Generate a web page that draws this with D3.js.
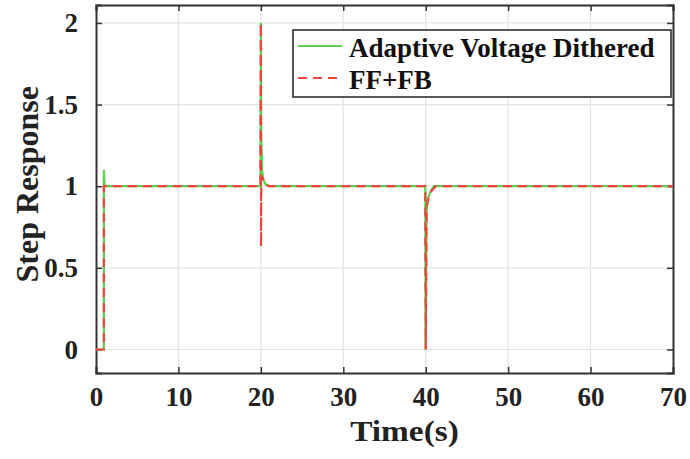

__________________________________________________

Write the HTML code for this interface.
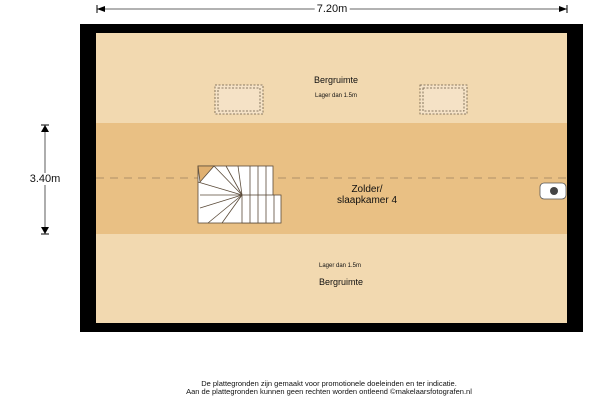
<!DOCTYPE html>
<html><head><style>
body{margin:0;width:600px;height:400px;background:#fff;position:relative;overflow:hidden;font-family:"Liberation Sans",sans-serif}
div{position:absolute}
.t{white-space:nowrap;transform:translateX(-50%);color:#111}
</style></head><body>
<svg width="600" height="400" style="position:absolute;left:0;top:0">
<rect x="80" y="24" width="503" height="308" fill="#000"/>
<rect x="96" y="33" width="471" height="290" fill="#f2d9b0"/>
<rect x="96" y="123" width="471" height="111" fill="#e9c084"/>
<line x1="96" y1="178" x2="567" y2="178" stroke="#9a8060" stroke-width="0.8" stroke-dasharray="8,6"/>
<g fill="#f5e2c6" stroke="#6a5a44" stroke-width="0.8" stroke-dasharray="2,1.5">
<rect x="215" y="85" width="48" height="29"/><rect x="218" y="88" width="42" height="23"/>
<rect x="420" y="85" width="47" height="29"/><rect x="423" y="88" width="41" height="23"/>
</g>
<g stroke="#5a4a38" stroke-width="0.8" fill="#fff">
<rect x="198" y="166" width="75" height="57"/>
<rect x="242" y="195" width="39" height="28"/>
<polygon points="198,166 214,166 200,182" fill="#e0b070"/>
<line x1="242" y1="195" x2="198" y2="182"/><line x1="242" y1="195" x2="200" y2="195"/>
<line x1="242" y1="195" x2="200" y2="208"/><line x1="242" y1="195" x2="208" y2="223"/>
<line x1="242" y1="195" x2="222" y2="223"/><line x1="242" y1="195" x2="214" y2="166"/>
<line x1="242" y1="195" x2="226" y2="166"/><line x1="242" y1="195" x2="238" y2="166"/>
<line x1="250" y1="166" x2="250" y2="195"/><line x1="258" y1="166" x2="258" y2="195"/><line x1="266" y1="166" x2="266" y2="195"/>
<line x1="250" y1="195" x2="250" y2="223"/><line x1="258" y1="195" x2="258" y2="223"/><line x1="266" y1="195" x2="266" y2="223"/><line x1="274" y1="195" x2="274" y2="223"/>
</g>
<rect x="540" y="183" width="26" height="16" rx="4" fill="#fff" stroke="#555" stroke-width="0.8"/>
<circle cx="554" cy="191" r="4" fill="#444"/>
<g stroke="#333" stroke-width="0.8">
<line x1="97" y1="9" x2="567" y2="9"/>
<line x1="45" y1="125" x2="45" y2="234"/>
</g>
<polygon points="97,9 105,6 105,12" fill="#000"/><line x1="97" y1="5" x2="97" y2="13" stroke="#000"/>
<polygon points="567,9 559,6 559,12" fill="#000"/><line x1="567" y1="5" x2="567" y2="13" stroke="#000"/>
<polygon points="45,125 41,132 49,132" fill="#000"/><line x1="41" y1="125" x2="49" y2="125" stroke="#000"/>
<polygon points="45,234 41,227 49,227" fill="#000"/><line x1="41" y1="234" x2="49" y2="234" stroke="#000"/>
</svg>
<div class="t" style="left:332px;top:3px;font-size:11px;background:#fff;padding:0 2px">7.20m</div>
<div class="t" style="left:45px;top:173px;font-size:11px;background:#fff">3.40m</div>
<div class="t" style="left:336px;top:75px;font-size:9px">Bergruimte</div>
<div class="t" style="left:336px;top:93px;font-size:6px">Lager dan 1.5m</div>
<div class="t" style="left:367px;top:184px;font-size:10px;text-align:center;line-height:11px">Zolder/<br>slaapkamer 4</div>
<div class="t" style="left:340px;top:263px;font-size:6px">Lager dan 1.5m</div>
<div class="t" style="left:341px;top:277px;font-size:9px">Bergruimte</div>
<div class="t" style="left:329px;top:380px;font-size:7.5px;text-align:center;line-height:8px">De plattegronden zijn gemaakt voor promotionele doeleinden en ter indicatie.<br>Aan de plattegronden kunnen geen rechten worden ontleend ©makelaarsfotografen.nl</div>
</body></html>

__________________________________________________

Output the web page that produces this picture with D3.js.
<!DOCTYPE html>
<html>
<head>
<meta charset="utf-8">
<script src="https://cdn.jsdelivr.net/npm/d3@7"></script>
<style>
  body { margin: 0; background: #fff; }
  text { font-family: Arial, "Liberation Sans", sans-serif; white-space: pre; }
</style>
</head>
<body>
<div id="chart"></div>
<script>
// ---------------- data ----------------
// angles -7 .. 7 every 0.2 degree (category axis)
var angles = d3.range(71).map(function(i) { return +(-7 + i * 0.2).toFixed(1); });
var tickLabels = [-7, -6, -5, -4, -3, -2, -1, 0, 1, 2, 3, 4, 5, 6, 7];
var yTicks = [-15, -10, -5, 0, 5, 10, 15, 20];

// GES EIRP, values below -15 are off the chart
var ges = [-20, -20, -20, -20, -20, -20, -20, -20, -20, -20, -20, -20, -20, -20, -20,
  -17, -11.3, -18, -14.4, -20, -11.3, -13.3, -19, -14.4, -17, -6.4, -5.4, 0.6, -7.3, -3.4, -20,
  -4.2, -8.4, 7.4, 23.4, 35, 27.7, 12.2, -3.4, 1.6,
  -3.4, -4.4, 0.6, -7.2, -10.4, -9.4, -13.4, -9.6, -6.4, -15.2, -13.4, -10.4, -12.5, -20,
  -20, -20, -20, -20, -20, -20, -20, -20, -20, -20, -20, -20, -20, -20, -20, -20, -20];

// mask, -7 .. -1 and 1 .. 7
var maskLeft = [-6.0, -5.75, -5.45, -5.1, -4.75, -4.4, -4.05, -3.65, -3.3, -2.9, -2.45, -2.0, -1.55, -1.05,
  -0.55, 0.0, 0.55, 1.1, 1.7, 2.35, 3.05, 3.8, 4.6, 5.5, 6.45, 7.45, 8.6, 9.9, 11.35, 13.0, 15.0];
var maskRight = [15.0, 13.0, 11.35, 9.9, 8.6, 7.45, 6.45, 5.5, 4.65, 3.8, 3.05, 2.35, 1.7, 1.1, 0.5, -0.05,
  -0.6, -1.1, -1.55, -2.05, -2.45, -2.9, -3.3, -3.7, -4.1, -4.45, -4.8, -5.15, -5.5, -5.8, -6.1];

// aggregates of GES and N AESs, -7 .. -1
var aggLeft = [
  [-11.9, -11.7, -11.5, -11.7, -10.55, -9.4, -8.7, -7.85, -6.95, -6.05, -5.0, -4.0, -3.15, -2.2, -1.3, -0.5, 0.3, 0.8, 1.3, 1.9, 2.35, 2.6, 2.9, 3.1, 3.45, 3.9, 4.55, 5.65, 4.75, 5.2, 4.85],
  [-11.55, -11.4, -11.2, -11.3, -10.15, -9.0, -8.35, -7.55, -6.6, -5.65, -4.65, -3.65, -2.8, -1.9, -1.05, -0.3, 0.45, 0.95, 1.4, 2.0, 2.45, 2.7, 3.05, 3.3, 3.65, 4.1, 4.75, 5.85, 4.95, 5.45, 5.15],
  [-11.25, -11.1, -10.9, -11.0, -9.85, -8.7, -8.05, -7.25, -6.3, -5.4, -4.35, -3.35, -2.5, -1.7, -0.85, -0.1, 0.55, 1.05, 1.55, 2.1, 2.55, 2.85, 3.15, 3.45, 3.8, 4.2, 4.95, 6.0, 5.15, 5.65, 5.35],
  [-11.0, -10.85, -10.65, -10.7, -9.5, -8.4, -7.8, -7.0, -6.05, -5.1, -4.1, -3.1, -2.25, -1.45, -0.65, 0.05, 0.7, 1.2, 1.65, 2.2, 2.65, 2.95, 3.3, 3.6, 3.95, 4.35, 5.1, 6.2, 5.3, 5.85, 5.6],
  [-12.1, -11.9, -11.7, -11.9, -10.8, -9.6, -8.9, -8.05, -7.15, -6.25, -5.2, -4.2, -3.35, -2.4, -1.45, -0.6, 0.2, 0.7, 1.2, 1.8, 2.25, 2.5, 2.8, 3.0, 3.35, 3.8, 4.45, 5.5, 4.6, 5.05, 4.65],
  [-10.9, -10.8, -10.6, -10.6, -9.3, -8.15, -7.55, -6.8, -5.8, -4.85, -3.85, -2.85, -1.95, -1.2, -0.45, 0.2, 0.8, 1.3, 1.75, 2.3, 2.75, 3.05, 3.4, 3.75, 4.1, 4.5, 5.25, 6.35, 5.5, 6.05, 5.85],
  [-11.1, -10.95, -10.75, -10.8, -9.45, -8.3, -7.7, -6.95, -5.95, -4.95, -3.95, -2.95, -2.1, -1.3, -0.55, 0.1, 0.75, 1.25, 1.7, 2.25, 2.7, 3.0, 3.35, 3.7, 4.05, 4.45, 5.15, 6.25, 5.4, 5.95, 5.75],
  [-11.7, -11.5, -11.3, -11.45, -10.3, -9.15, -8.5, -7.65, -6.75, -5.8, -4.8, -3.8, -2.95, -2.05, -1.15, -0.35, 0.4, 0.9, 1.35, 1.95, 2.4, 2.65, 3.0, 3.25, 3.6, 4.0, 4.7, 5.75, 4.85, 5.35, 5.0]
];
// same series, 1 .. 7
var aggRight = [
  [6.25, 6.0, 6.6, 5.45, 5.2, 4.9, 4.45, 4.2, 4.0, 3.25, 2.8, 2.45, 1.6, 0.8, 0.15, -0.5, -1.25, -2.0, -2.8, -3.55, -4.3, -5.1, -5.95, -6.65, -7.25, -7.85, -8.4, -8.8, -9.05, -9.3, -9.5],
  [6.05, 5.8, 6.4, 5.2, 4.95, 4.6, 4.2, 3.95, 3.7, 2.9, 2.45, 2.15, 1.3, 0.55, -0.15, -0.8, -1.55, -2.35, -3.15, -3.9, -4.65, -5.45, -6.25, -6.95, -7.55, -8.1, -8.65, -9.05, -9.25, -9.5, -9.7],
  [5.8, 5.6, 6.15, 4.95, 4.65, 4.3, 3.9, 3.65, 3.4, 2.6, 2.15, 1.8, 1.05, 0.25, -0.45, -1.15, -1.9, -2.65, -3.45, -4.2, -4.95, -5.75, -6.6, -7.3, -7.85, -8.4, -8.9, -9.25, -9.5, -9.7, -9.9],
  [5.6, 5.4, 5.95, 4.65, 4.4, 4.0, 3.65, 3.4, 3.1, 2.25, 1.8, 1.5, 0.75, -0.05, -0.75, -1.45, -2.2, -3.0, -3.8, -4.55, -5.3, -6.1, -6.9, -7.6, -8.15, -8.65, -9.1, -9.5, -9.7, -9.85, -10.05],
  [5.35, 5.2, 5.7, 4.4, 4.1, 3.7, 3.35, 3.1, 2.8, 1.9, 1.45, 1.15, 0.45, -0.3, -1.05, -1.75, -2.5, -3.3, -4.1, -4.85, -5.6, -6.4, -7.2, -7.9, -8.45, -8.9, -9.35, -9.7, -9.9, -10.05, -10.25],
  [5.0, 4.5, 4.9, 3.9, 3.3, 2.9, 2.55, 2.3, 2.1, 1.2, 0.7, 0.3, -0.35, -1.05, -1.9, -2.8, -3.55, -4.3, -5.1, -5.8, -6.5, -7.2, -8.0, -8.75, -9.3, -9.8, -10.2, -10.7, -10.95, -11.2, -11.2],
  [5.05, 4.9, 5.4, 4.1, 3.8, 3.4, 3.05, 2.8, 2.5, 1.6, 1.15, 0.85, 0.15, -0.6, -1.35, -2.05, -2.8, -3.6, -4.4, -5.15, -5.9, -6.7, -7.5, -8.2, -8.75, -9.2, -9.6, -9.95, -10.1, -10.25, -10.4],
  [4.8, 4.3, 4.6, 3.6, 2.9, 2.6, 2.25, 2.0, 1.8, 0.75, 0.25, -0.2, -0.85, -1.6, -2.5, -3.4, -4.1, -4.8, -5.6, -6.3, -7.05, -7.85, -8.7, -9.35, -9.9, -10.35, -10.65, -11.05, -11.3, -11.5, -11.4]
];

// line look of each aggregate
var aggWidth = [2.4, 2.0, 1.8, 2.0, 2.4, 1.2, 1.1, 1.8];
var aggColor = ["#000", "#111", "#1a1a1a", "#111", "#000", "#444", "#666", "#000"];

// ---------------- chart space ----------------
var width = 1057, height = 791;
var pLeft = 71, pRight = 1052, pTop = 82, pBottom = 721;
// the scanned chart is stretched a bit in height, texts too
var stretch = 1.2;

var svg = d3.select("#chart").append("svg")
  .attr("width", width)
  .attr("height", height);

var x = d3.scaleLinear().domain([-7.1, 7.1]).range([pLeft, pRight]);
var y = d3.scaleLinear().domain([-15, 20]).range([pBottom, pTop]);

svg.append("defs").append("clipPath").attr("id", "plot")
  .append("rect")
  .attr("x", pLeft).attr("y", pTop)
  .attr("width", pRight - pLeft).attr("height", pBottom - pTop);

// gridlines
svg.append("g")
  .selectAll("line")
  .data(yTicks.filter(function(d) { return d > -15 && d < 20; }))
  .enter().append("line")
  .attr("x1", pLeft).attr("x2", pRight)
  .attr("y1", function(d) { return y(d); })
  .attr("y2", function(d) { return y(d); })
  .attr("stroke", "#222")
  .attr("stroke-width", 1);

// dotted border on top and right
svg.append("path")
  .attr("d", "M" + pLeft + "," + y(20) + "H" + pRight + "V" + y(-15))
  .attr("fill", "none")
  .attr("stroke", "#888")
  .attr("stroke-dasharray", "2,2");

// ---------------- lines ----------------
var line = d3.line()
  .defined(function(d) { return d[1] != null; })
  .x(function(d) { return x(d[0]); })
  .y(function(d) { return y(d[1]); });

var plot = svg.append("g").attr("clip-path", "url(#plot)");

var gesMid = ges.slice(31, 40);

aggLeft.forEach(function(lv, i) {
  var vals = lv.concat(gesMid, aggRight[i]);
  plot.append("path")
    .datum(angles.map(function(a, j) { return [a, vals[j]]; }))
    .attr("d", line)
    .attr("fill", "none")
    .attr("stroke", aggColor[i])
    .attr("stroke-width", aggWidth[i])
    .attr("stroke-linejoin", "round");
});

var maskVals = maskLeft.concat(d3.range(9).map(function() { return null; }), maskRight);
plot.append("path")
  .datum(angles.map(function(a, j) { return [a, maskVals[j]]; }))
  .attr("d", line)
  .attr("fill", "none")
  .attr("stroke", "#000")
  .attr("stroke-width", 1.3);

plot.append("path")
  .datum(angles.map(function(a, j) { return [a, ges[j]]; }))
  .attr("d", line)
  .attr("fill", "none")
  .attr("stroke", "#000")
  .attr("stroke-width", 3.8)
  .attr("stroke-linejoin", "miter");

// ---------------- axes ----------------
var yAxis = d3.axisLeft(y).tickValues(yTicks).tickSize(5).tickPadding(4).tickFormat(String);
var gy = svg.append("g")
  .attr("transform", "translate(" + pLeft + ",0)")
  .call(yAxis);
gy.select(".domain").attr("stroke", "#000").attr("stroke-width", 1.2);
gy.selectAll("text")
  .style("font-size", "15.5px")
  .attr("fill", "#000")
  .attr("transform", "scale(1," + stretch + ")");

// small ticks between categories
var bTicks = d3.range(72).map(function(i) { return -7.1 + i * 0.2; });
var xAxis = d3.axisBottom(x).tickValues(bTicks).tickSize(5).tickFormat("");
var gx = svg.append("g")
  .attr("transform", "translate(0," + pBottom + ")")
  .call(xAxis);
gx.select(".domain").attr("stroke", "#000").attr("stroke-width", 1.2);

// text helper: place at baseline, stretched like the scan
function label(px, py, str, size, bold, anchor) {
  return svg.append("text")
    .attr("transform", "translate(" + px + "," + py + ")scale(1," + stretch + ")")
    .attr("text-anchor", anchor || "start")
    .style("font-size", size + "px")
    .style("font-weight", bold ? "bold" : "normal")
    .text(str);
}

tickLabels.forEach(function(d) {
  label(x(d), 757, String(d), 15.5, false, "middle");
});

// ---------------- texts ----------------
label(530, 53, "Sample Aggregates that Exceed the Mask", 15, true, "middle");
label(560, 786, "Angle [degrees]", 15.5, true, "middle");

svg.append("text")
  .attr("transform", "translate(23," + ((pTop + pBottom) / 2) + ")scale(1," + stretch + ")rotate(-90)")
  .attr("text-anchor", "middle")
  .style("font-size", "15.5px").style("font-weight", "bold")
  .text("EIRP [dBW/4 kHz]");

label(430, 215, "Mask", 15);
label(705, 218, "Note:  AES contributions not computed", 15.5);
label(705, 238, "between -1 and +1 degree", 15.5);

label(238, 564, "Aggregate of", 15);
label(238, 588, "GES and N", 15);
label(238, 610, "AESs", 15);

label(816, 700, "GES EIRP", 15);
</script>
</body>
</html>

__________________________________________________

**GIVEN TASK**
Reproduce exactly the lines from the line with "Output the web" through the line with "-20, -20, -20];", both end lines included, and only those lines.

**WRITTEN RESPONSE**
Output the web page that produces this picture with D3.js.
<!DOCTYPE html>
<html>
<head>
<meta charset="utf-8">
<script src="https://cdn.jsdelivr.net/npm/d3@7"></script>
<style>
  body { margin: 0; background: #fff; }
  text { font-family: Arial, "Liberation Sans", sans-serif; white-space: pre; }
</style>
</head>
<body>
<div id="chart"></div>
<script>
// ---------------- data ----------------
// angles -7 .. 7 every 0.2 degree (category axis)
var angles = d3.range(71).map(function(i) { return +(-7 + i * 0.2).toFixed(1); });
var tickLabels = [-7, -6, -5, -4, -3, -2, -1, 0, 1, 2, 3, 4, 5, 6, 7];
var yTicks = [-15, -10, -5, 0, 5, 10, 15, 20];

// GES EIRP, values below -15 are off the chart
var ges = [-20, -20, -20, -20, -20, -20, -20, -20, -20, -20, -20, -20, -20, -20, -20,
  -17, -11.3, -18, -14.4, -20, -11.3, -13.3, -19, -14.4, -17, -6.4, -5.4, 0.6, -7.3, -3.4, -20,
  -4.2, -8.4, 7.4, 23.4, 35, 27.7, 12.2, -3.4, 1.6,
  -3.4, -4.4, 0.6, -7.2, -10.4, -9.4, -13.4, -9.6, -6.4, -15.2, -13.4, -10.4, -12.5, -20,
  -20, -20, -20, -20, -20, -20, -20, -20, -20, -20, -20, -20, -20, -20, -20, -20, -20];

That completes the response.